*What the task requires:* Pictures are to be left out. Copy exactly the lines from the one containing "Generate a web" to the one containing "const labelSpread = (i)", both ends kept.

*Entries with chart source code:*
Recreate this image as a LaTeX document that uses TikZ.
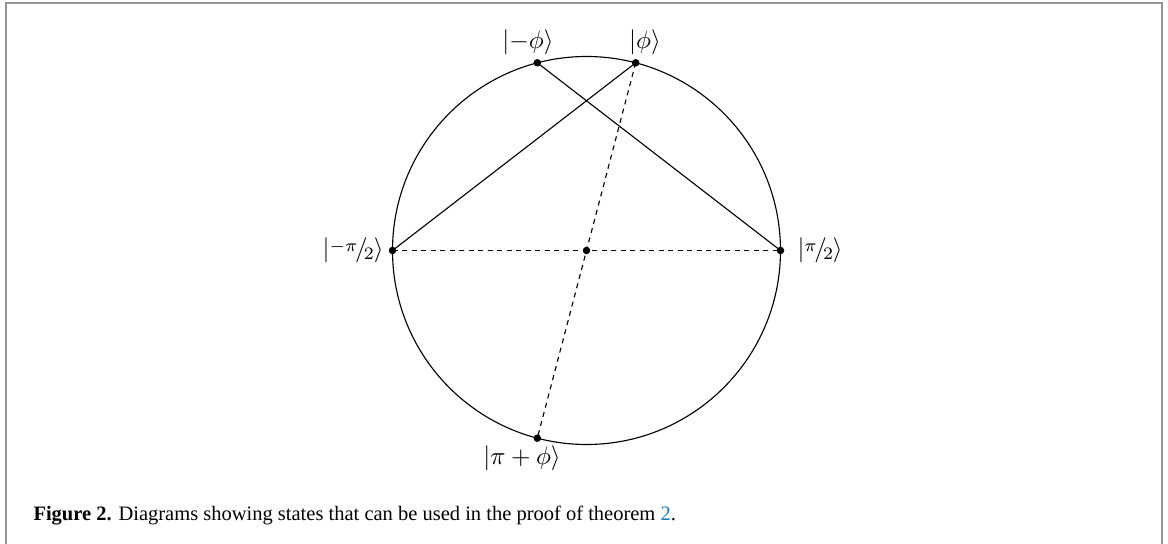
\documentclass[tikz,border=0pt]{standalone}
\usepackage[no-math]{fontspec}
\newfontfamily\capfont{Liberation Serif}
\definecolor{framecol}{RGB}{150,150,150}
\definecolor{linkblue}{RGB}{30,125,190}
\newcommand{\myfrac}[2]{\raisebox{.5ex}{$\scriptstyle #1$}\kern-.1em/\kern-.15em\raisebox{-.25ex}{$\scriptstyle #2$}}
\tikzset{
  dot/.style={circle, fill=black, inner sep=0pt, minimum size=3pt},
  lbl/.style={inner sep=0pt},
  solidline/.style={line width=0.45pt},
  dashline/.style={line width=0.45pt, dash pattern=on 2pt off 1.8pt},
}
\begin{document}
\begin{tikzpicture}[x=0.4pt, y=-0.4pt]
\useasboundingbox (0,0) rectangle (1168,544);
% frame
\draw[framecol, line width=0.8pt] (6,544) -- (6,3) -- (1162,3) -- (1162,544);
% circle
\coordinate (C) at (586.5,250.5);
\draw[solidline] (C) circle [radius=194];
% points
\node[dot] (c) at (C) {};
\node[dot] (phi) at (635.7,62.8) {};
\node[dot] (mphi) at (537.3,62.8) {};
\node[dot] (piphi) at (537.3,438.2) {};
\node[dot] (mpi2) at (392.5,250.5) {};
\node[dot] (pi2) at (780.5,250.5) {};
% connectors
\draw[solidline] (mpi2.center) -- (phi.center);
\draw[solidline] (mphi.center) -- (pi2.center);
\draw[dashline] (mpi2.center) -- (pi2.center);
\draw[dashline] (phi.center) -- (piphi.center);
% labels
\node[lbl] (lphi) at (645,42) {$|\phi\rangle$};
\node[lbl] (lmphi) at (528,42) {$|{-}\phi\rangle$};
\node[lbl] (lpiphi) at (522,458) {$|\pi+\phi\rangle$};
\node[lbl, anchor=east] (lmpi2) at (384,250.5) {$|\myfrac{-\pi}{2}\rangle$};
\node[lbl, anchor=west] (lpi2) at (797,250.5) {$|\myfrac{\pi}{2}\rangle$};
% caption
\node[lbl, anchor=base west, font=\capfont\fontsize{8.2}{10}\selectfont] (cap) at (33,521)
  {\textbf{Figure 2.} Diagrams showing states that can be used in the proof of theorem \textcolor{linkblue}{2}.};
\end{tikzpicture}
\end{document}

...

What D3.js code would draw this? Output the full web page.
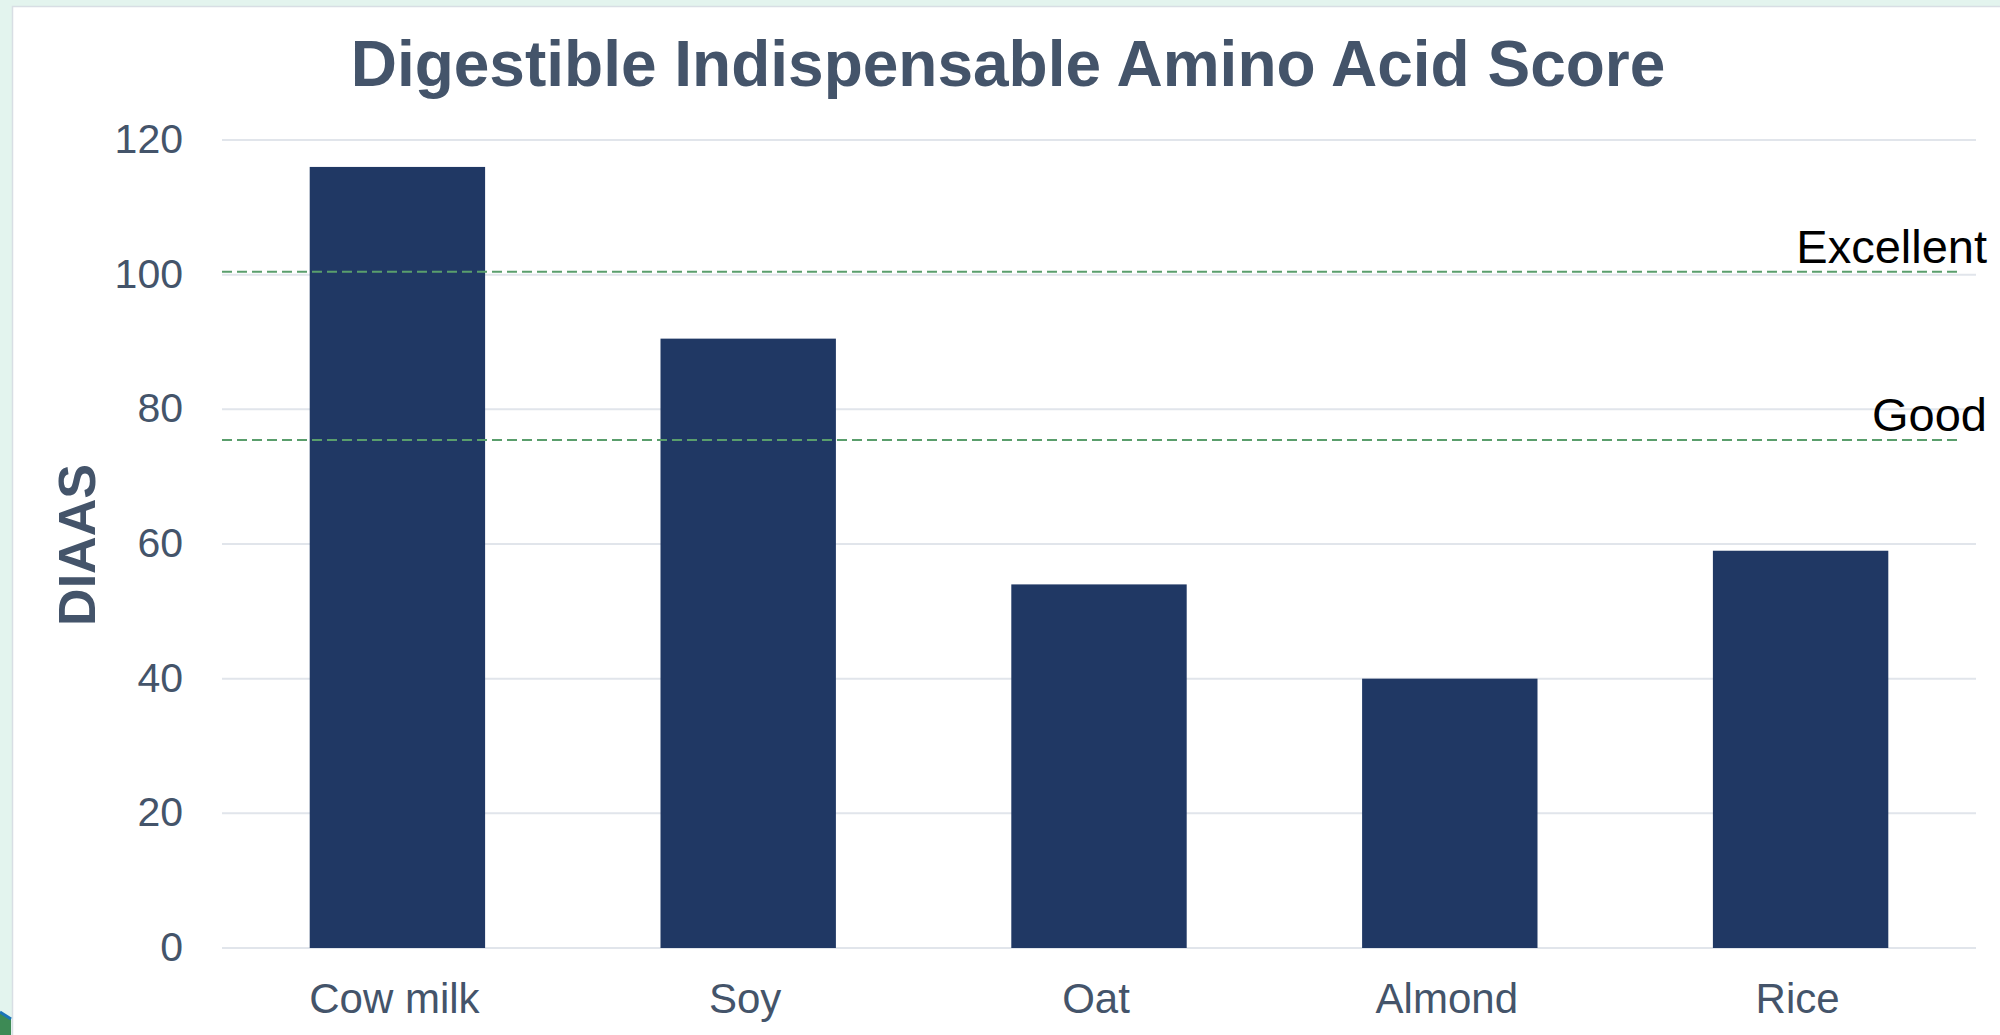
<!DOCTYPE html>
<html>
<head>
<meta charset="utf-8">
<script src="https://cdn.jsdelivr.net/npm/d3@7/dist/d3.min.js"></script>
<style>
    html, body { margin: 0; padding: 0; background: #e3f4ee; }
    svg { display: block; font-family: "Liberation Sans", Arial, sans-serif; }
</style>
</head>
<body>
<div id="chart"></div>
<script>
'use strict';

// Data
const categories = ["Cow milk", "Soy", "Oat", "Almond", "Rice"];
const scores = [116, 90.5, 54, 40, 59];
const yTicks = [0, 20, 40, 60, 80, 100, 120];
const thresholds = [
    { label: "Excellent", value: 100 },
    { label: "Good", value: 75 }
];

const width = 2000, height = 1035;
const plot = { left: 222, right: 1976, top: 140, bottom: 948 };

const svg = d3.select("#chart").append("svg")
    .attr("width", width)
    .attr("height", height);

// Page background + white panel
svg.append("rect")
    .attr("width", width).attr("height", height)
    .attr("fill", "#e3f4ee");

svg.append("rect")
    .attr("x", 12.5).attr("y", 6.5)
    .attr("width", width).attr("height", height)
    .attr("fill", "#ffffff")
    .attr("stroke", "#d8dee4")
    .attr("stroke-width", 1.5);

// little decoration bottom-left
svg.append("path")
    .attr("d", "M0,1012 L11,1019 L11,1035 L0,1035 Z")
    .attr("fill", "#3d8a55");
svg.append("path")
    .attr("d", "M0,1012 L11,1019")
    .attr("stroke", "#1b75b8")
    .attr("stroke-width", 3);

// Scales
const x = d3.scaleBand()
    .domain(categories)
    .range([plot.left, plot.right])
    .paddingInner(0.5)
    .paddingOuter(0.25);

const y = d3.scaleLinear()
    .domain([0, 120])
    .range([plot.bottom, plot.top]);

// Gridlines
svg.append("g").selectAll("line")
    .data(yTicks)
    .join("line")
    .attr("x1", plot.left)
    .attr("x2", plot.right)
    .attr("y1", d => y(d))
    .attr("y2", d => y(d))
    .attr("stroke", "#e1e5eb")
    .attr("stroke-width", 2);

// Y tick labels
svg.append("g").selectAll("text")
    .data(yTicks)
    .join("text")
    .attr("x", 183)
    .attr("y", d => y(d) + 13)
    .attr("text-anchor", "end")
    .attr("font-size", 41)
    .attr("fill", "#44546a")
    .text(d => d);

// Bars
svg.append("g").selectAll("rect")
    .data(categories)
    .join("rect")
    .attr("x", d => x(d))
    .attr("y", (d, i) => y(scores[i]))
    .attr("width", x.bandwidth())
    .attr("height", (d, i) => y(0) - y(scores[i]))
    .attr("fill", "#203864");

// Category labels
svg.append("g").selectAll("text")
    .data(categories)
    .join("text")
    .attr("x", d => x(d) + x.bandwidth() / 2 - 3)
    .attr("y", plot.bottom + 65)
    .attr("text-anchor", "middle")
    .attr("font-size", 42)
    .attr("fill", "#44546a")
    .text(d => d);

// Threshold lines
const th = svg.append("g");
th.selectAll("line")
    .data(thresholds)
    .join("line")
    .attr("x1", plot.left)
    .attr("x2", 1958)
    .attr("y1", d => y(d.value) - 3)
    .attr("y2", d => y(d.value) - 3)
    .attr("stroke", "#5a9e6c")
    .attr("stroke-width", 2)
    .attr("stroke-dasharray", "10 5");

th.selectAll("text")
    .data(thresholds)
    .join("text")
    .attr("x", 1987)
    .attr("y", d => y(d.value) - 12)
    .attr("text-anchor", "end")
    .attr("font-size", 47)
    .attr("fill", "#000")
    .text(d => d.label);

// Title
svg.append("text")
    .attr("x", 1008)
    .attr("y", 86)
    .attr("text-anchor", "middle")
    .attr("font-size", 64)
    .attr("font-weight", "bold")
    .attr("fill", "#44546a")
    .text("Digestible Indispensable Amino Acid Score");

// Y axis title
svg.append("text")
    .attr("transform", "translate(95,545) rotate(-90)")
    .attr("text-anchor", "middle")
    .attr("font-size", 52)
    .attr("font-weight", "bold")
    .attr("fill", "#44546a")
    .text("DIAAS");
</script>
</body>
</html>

* * *

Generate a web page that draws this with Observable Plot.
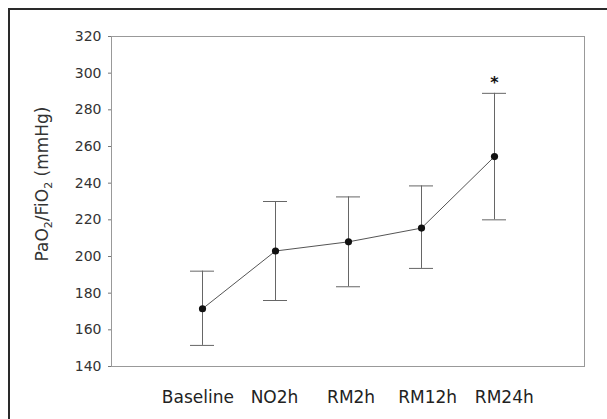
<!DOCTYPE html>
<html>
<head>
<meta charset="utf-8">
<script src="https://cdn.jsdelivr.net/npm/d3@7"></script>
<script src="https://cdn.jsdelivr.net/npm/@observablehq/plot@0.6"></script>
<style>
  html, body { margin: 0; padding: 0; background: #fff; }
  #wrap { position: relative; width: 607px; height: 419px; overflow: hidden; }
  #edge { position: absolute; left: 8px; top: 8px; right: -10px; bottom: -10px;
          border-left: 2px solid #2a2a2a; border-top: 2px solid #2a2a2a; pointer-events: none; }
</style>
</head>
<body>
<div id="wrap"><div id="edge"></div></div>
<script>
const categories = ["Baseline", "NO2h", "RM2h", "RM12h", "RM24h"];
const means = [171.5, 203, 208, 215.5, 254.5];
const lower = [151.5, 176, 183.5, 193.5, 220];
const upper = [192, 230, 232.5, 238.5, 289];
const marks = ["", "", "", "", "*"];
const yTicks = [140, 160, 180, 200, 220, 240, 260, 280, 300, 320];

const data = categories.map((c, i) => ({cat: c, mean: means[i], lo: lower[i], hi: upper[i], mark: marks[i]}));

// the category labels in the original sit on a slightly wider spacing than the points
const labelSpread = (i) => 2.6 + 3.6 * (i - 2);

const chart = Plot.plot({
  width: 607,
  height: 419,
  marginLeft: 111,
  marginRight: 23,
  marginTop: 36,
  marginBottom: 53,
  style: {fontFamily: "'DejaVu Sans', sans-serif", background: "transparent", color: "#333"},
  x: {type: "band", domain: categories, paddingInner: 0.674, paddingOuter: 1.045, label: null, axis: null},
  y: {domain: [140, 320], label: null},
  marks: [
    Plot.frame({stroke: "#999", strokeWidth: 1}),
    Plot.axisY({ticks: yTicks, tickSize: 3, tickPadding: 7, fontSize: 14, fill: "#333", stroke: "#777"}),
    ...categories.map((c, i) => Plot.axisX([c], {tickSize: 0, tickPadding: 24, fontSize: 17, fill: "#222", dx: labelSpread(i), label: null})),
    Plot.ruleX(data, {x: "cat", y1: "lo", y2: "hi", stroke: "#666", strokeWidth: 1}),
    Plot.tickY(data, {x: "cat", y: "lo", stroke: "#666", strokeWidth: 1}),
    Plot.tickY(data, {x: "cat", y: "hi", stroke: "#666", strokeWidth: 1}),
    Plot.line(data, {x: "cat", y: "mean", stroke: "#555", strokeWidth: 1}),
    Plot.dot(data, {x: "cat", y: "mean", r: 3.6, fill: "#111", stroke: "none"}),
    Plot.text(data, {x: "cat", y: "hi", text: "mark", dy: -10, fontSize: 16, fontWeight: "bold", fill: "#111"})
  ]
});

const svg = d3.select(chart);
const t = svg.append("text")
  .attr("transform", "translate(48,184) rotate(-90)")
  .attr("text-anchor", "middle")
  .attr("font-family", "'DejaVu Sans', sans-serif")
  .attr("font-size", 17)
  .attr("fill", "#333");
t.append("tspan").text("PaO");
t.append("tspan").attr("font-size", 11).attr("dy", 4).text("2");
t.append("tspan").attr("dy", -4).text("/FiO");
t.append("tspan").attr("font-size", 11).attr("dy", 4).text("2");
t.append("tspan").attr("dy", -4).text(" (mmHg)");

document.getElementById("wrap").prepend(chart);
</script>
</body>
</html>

*Result:*
Generate a web page that draws this with Observable Plot.
<!DOCTYPE html>
<html>
<head>
<meta charset="utf-8">
<script src="https://cdn.jsdelivr.net/npm/d3@7"></script>
<script src="https://cdn.jsdelivr.net/npm/@observablehq/plot@0.6"></script>
<style>
  html, body { margin: 0; padding: 0; background: #fff; }
  #wrap { position: relative; width: 607px; height: 419px; overflow: hidden; }
  #edge { position: absolute; left: 8px; top: 8px; right: -10px; bottom: -10px;
          border-left: 2px solid #2a2a2a; border-top: 2px solid #2a2a2a; pointer-events: none; }
</style>
</head>
<body>
<div id="wrap"><div id="edge"></div></div>
<script>
const categories = ["Baseline", "NO2h", "RM2h", "RM12h", "RM24h"];
const means = [171.5, 203, 208, 215.5, 254.5];
const lower = [151.5, 176, 183.5, 193.5, 220];
const upper = [192, 230, 232.5, 238.5, 289];
const marks = ["", "", "", "", "*"];
const yTicks = [140, 160, 180, 200, 220, 240, 260, 280, 300, 320];

const data = categories.map((c, i) => ({cat: c, mean: means[i], lo: lower[i], hi: upper[i], mark: marks[i]}));

// the category labels in the original sit on a slightly wider spacing than the points
const labelSpread = (i) => 2.6 + 3.6 * (i - 2);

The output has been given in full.